DeepSQL

Analyzes the supplied SQL and produces a set of nodes and edges to enable data lineage.

 

To run the DeepSQL node, configure the Body property by typing a SQL query, or select the (from Field) variant of the property to reference an input field containing SQL code. You can use this node to analyze SQL code from the Database Metadata node.

 

The DeepSQL node analyzes the supplied SQL and then provides the following outputs:

  • Nodes - Provides a list of node names and node types. These are the objects in the database.
  • Edges - Provides a list of edges. These are the relationships between objects in the database.
  • Node Types - Provides a list of node types, for example, tables and columns.
  • Edge Types - Provides a list of edge types.
  • Errors - If you see records on the Errors output pin, check that the SQL code that you have entered in the Body property is correct.

Example

You have the following SQL code:

select emp.first, emp.last, emp.id, sum(vac.hours)
from employee emp, vacation vac
where emp.id = vac.id

 

In this example, there are two tables (employee and vacation). The employee table has columns for first, last and id. The vacation table has columns for id and hours. There is also a 'Result Set' (RS-1) which consists of four columns (first, last, id, and sum(vac.hours).

You can use the DeepSQL node to analyze the SQL, and a set of nodes and edges will be constructed to generate data lineage.

The Nodes output pin contains all of the nodes reported as a result of the analysis, with fields for the following:

  • The name and type of the parent of the node (where applicable).
  • The name and type of the node.
  • The source code corresponding to the node.
  • A unique ID of the node.

In this example, the first column on the employee table would have a parent name of 'employee', a parent type of 'table', a node name of 'first', and a node type of 'column'.

 

The Edges output pin contains all of the edges reported by the analysis, with a row for every edge in the analysis.

In this example, the first column on the Result Set is a direct relationship from the first column on the employee table. This will be captured as an edge of type 'fdd' which indicates that this is a direct relationship from the source to the target.

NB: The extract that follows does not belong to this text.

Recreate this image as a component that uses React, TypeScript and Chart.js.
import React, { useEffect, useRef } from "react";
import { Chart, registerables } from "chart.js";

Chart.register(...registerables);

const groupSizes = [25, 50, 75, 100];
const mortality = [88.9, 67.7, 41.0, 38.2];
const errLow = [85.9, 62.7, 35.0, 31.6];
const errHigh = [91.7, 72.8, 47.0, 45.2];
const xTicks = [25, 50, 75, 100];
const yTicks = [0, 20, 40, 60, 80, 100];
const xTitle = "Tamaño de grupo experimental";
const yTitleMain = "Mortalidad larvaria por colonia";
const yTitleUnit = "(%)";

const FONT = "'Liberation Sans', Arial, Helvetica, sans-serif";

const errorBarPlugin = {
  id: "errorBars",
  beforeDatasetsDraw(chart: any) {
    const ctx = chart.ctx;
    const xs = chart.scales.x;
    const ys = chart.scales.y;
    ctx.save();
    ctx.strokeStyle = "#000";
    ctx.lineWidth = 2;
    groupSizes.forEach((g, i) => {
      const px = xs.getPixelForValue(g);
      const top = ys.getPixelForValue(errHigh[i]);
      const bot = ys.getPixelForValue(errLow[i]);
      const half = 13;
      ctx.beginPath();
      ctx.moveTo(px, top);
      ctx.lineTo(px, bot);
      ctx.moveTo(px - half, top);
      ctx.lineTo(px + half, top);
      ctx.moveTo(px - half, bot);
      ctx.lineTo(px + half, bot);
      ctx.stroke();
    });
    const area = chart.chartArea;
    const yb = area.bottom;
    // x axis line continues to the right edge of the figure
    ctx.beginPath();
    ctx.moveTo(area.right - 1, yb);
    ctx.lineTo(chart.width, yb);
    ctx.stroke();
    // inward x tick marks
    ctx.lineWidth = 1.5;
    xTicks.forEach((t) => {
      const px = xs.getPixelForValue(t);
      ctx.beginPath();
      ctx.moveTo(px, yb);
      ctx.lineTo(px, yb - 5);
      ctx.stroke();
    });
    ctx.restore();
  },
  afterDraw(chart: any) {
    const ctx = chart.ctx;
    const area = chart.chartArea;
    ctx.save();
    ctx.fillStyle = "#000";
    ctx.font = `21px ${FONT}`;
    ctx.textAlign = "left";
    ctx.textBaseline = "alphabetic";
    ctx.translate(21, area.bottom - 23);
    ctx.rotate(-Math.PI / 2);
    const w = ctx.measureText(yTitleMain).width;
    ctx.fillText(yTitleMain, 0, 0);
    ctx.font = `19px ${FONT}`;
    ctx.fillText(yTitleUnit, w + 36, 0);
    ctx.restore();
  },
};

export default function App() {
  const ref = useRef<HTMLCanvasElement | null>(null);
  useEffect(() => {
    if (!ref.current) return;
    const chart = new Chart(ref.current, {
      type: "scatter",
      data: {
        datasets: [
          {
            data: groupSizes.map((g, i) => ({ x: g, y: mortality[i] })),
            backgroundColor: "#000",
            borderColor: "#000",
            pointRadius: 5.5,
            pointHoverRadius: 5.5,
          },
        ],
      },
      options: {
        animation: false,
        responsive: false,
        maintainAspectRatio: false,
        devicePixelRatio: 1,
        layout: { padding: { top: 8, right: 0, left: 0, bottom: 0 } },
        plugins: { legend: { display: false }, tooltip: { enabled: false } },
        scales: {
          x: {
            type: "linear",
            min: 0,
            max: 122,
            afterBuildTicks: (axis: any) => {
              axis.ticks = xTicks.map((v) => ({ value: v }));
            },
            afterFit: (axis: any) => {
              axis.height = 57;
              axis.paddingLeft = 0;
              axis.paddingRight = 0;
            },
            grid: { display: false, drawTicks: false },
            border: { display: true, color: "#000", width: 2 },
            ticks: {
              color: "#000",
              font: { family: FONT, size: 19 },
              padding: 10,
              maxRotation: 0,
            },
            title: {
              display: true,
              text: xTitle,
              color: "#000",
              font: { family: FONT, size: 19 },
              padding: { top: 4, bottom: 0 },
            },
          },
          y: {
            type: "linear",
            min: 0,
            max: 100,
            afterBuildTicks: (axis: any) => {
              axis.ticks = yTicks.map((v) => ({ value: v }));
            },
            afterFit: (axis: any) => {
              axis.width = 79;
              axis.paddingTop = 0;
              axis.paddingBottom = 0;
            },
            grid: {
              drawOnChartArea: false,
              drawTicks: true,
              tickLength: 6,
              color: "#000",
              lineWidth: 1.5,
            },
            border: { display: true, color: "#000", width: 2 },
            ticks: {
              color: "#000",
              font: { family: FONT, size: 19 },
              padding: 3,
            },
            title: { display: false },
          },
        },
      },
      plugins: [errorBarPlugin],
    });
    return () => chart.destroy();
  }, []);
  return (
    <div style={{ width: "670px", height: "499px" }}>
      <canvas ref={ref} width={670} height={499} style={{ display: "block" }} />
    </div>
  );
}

For more details on the nature of the supported relationships and their meaning, see https://github.com/sqlparser/sqlflow_public/blob/master/dbobjects_relationship.md

Properties

DbType

Select a database type to connect to.

Choose the (from Field) variant of this property to specify the name of an input field containing the database type.

A value is required for this property.

Body

Supply the SQL source code used as input to generate lineage information.

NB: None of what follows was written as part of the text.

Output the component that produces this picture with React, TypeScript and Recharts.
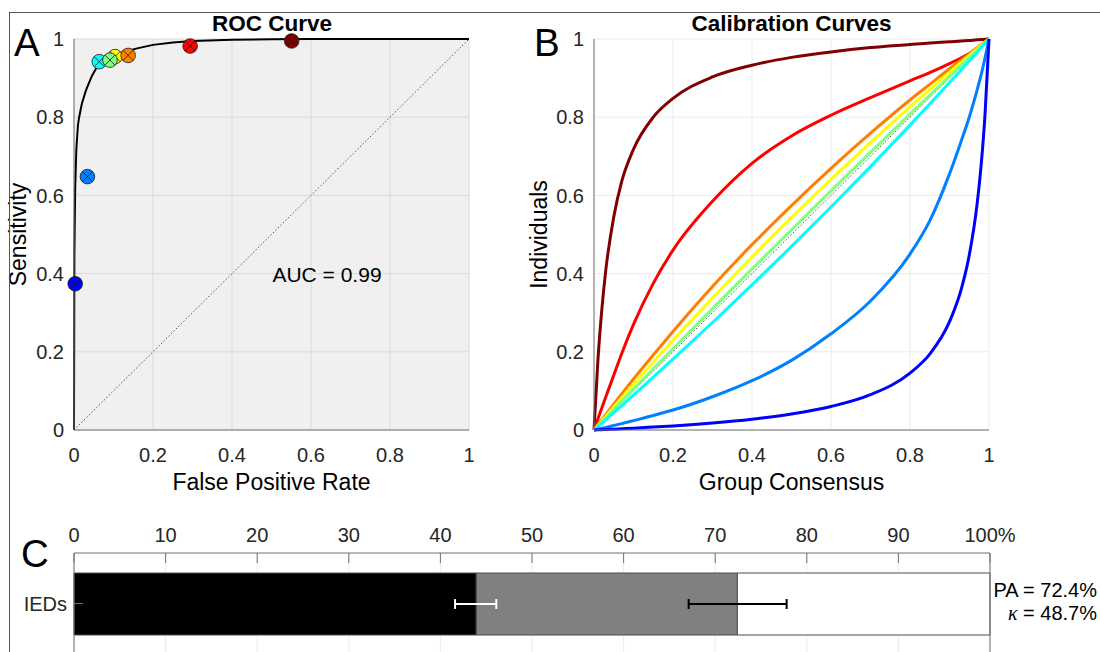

Choose the (from Field) variant of this property to specify the name of an input field containing SQL source code.

A value is required for this property.

PassThroughFields

Optionally specify which input fields will "pass through" the node unchanged from the input to the output, assuming that the input exists. The input fields specified will appear on those output records which were produced as a result of the input fields. Choose from:

  • All - Passes through all the input data fields to the output.
  • Used - Passes through all the fields that the node used to create the output.
  • Unused - Passes through all the fields that the node did not use to create the output.
  • None - Passes none of the input data fields to the output; as such, only the fields created by the node appear on the output.

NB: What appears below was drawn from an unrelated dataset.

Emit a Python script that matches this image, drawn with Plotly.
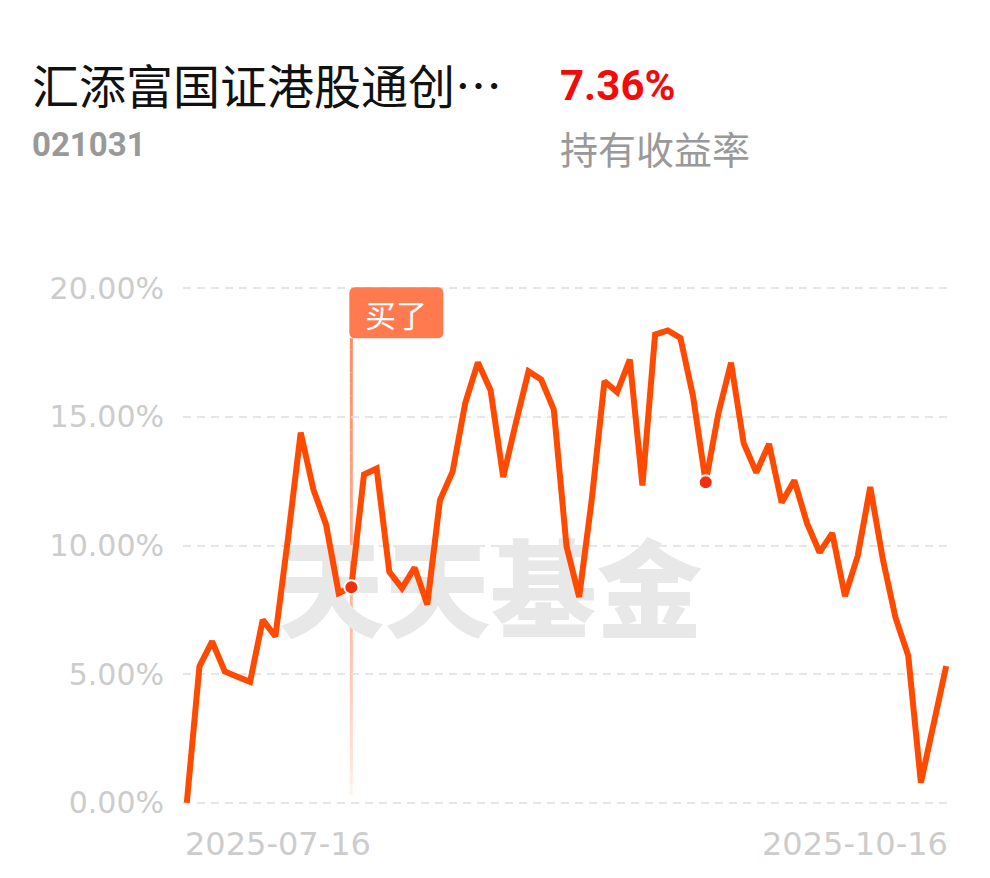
import plotly.graph_objects as go

# trading days shown on the chart
dates = (
    ["2025-07-%02d" % d for d in [16, 17, 18, 21, 22, 23, 24, 25, 28, 29, 30, 31]]
    + ["2025-08-%02d" % d for d in [1, 4, 5, 6, 7, 8, 11, 12, 13, 14, 15, 18, 19, 20, 21, 22, 25, 26, 27, 28, 29]]
    + ["2025-09-%02d" % d for d in [1, 2, 3, 4, 5, 8, 9, 10, 11, 12, 15, 16, 17, 18, 19, 22, 23, 24, 25, 26, 29, 30]]
    + ["2025-10-%02d" % d for d in [9, 10, 13, 14, 15, 16]]
)

# holding return, %
returns = [
    0.00, 5.30, 6.27, 5.10, 4.90, 4.70, 7.11, 6.47, 10.30, 14.39,
    12.18, 10.82, 8.15, 8.38, 12.76, 12.99, 8.98, 8.34, 9.14, 7.71,
    11.76, 12.87, 15.54, 17.12, 16.04, 12.66, 14.77, 16.77, 16.45, 15.28,
    9.97, 8.00, 11.80, 16.39, 15.96, 17.23, 12.33, 18.20, 18.36, 18.07,
    15.80, 12.46, 15.14, 17.11, 13.98, 12.84, 13.95, 11.67, 12.53, 10.87,
    9.73, 10.48, 8.03, 9.58, 12.27, 9.45, 7.18, 5.72, 0.78, 3.04, 5.31,
]

y_ticks = [0, 5, 10, 15, 20]
y_tick_labels = ["0.00%", "5.00%", "10.00%", "15.00%", "20.00%"]

buy_date = "2025-08-04"
dot_dates = ["2025-08-04", "2025-09-11"]
dot_values = [returns[dates.index(d)] for d in dot_dates]

fund_name = "汇添富国证港股通创…"
fund_code = "021031"
hold_return = "7.36%"
hold_label = "持有收益率"

LINE = "#FF4A00"
GREY = "#CCCCCC"
W, H = 990, 878
ML, MR, MT, MB = 183, 40, 278, 65

fig = go.Figure()

# watermark, drawn first so the line sits on top
fig.add_trace(go.Scatter(
    x=[dates[24]], y=[7.8], mode="text", text=["天天基金"],
    textfont=dict(size=106, color="#E8E8E8", family="Noto Sans CJK SC", weight=900),
    hoverinfo="skip", showlegend=False,
))

fig.add_trace(go.Scatter(
    x=dates, y=returns, mode="lines",
    line=dict(color=LINE, width=6, shape="linear"),
    showlegend=False,
))

fig.add_trace(go.Scatter(
    x=dot_dates, y=dot_values, mode="markers",
    marker=dict(size=14, color="#F2300E", line=dict(color="white", width=2)),
    showlegend=False,
))

# buy marker: fading vertical line
top, bottom, n = 18.06, 0.3, 40
for i in range(n):
    y0 = bottom + (top - bottom) * i / n
    y1 = bottom + (top - bottom) * (i + 1) / n
    t = (i + 0.5) / n
    a = 0.03 + 0.85 * t ** 0.6
    fig.add_shape(type="line", x0=buy_date, x1=buy_date, y0=y0, y1=y1,
                  xref="x", yref="y", layer="below",
                  line=dict(color="rgba(255,122,80,%.3f)" % a, width=3))

# "买了" tag
fig.add_shape(type="path", xref="x", yref="y",
              xsizemode="pixel", ysizemode="pixel",
              xanchor=buy_date, yanchor=20,
              path="M 4,1 L 86,1 Q 92,1 92,-5 L 92,-44 Q 92,-50 86,-50 L 4,-50 Q -2,-50 -2,-44 L -2,-5 Q -2,1 4,1 Z",
              fillcolor="#FF7B4F", line=dict(width=0))
fig.add_annotation(x=buy_date, y=20, text="买了", showarrow=False,
                   xanchor="center", yanchor="middle", xshift=45, yshift=-25,
                   font=dict(size=31, color="white", family="Noto Sans CJK SC"))


def px_x(v):
    return (v - ML) / (W - ML - MR)


def px_y(v):
    return (H - MB - v) / (H - MT - MB)


# header
fig.add_annotation(x=px_x(30), y=px_y(83), xref="paper", yref="paper", text=fund_name,
                   showarrow=False, xanchor="left", yanchor="middle",
                   font=dict(size=47, color="#111111", family="Noto Sans CJK SC"))
fig.add_annotation(x=px_x(30), y=px_y(145), xref="paper", yref="paper", text="<b>%s</b>" % fund_code,
                   showarrow=False, xanchor="left", yanchor="middle",
                   font=dict(size=33, color="#999999", family="Roboto"))
fig.add_annotation(x=px_x(558), y=px_y(86), xref="paper", yref="paper", text="<b>%s</b>" % hold_return,
                   showarrow=False, xanchor="left", yanchor="middle",
                   font=dict(size=42, color="#F50A0A", family="Roboto"))
fig.add_annotation(x=px_x(558), y=px_y(148), xref="paper", yref="paper", text=hold_label,
                   showarrow=False, xanchor="left", yanchor="middle",
                   font=dict(size=38, color="#999999", family="Noto Sans CJK SC"))

# date labels at both ends
fig.add_annotation(x=dates[0], y=0, yref="y", text=dates[0], showarrow=False,
                   xanchor="left", yanchor="top", yshift=-20, xshift=-4,
                   font=dict(size=32, color=GREY, family="DejaVu Sans"))
fig.add_annotation(x=dates[-1], y=0, yref="y", text=dates[-1], showarrow=False,
                   xanchor="right", yanchor="top", yshift=-20, xshift=4,
                   font=dict(size=32, color=GREY, family="DejaVu Sans"))

fig.update_xaxes(type="category", categoryorder="array", categoryarray=dates,
                 range=[-0.3, len(dates) - 0.7],
                 showticklabels=False, showgrid=False, zeroline=False, showline=False,
                 ticks="")
fig.update_yaxes(range=[-0.4, 20.4], tickvals=y_ticks, ticktext=y_tick_labels,
                 showgrid=True, gridcolor="#E6E6E6", griddash="8px,6px", gridwidth=2,
                 zeroline=False, showline=False, ticks="", ticklabelstandoff=18,
                 tickfont=dict(size=30, color=GREY, family="DejaVu Sans"))

fig.update_layout(
    width=W, height=H,
    margin=dict(l=ML, r=MR, t=MT, b=MB),
    paper_bgcolor="white", plot_bgcolor="white",
    showlegend=False,
)

fig.write_html("out.html", config={"displayModeBar": False},
               post_script="document.body.style.margin='0';document.body.style.overflow='hidden';")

If a naming conflict exists between a pass-through field and an explicitly named output field, an error will occur.

The default value is None.

FailureBehavior

Optionally specify what to do when the SQL is invalid. Choose from:

  • Error - Report error and stop further processing.
  • Log - Log a warning message and skip the input.
  • Ignore - Skip the input.

Inputs and outputs

Inputs: 1 optional.

Outputs: Nodes, Edges, Node Types, Edge Types, Errors.